Curt Schilling — I’m not a fan of his politics or the lack of basic decency when it comes to his fellow man, but that’s not what’s up for discussion here. His pitching is, and it was excellent. In the postseason, his winning percentage was .846, third-highest in history. As I pointed out last year while making a Hall case for him, he led the AL in strikeout-to-walk ratio in five of his last seven seasons. That’s excellent, especially in a 20-year career.

This is a good place to insert my continued opposition to Barry Bonds and Roger Clemens ever seeing the inside of the Hall of Fame as members. I’m very concerned they’re going to get in, thanks to voters who don’t think it’s a big deal that both were drug cheats. It takes 75% of ballots cast to get into Cooperstown. Clemens received 61.0% last year, Bonds 60.7. Sammy Sosa received only 13.9% last year. I guess his steroids had a bad exchange rate. Each of the three former players has one more year of eligibility after this.

Billy Wagner Wagner’s problem as a Hall candidate is that he pitched in only 903 innings, well below the workload of the closers who have gotten in. But he accomplished a lot with relatively little. Opponents had a wimpy .187 batting average against him, and his 2.31 ERA is among the lowest in history.

Todd Helton — For years, Larry Walker had the thin, hitter-friendly air of Coors Field against him in his quest for the Hall. He finally got in last year. Helton, Walker’s former teammate, is going to have the same uphill battle. He has a .316 career batting average, with much of his production coming at home.

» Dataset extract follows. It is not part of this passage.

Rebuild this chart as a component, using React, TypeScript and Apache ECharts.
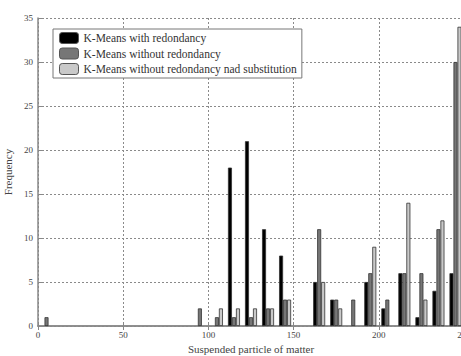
import React, { useEffect, useRef } from "react";
import * as echarts from "echarts";

const bins = [5, 15, 25, 35, 45, 55, 65, 75, 85, 95, 105, 115, 125, 135, 145, 155, 165, 175, 185, 195, 205, 215, 225, 235, 245];
const withRedondancy = [0, 0, 0, 0, 0, 0, 0, 0, 0, 0, 0, 18, 21, 11, 8, 0, 5, 3, 0, 5, 2, 6, 1, 4, 6];
const withoutRedondancy = [1, 0, 0, 0, 0, 0, 0, 0, 0, 2, 1, 1, 1, 2, 3, 0, 11, 3, 3, 6, 3, 6, 6, 11, 30];
const withoutSubstitution = [0, 0, 0, 0, 0, 0, 0, 0, 0, 0, 2, 2, 2, 2, 3, 0, 5, 2, 0, 9, 0, 14, 3, 12, 34];
const seriesNames = [
  "K-Means with redondancy",
  "K-Means without redondancy",
  "K-Means without redondancy nad substitution",
];
const seriesColors = ["#000000", "#767676", "#c9c9c9"];
const xTicks = [0, 50, 100, 150, 200, 250];
const yTicks = [0, 5, 10, 15, 20, 25, 30, 35];

export default function App() {
  const ref = useRef<HTMLDivElement>(null);
  useEffect(() => {
    if (!ref.current) return;
    const chart = echarts.init(ref.current, undefined, { renderer: "svg" });
    const font = "Liberation Serif";
    const allSeries = [withRedondancy, withoutRedondancy, withoutSubstitution];
    const gridLine = { show: true, lineStyle: { color: "#8a8a8a", type: [2, 2] as any, width: 1 } };
    chart.setOption({
      animation: false,
      backgroundColor: "#ffffff",
      textStyle: { fontFamily: font },
      legend: {
        orient: "vertical",
        left: 53,
        top: 29,
        itemWidth: 19,
        itemHeight: 11,
        itemGap: 3.5,
        padding: [3, 5, 3, 6],
        borderColor: "#777",
        borderWidth: 1,
        backgroundColor: "#fff",
        textStyle: { fontFamily: font, fontSize: 11.5, color: "#333", padding: [0, 0, 0, 0] },
        data: seriesNames.map((n) => ({ name: n, itemStyle: { borderColor: "#555", borderWidth: 1 } })),
      },
      grid: { left: 38, top: 18, width: 426, height: 308, containLabel: false, outerBoundsMode: "none" },
      xAxis: [
        {
          type: "value",
          min: 0,
          max: 250,
          interval: 50,
          name: "Suspended particle of matter",
          nameLocation: "middle",
          nameGap: 17,
          nameTextStyle: { fontFamily: font, fontSize: 11, color: "#444" },
          axisLine: { show: true, onZero: false, lineStyle: { color: "#888", width: 1.5 } },
          axisTick: { show: true, inside: true, length: 4, lineStyle: { color: "#888" } },
          axisLabel: { fontFamily: font, fontSize: 9, color: "#444", margin: 4, formatter: (v: number) => (xTicks.includes(v) ? String(v) : "") },
          splitLine: gridLine,
        },
        {
          type: "value",
          min: 0,
          max: 250,
          interval: 50,
          position: "top",
          axisLine: { show: true, lineStyle: { color: "#888", width: 1.5 } },
          axisTick: { show: true, inside: true, length: 4, lineStyle: { color: "#888" } },
          axisLabel: { show: false },
          splitLine: { show: false },
        },
      ],
      yAxis: {
        type: "value",
        min: 0,
        max: 35,
        interval: 5,
        name: "Frequency",
        nameLocation: "middle",
        nameGap: 19,
        nameRotate: 90,
        nameTextStyle: { fontFamily: font, fontSize: 11, color: "#444" },
        axisLine: { show: true, lineStyle: { color: "#888", width: 1.5 } },
        axisTick: { show: true, inside: true, length: 4, lineStyle: { color: "#888" } },
        axisLabel: { fontFamily: font, fontSize: 9, color: "#444", margin: 5, formatter: (v: number) => (yTicks.includes(v) ? String(v) : "") },
        splitLine: gridLine,
      },
      series: allSeries.map((vals, i) => ({
        type: "bar",
        name: seriesNames[i],
        xAxisIndex: 0,
        barWidth: 4,
        barGap: "0%",
        itemStyle: { color: seriesColors[i], borderColor: "#333", borderWidth: 0.8 },
        data: bins.map((b, j) => [b, vals[j] === 0 ? null : vals[j]]),
      })),
    });
    return () => chart.dispose();
  }, []);
  return <div ref={ref} style={{ width: 461, height: 356, position: "absolute", left: 0, top: 0 }} />;
}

But it’s not his fault that he’s a victim of geography. His road slash line (.287/.386/.469) stacks up well against Derek Jeter’s (.306/.370/.431). And, as we have been told so many times, Jeter was a god.

Gary Sheffield — Sheffield could hit the crap out of the ball, a description that won’t win me any poetry awards but one that happens to best express why opponents feared him. And his numbers are Hall good enough: a .292 average, 509 home runs and an on base-plus-slugging percentage of .907. He finished in the top five in Most Valuable Player voting three times.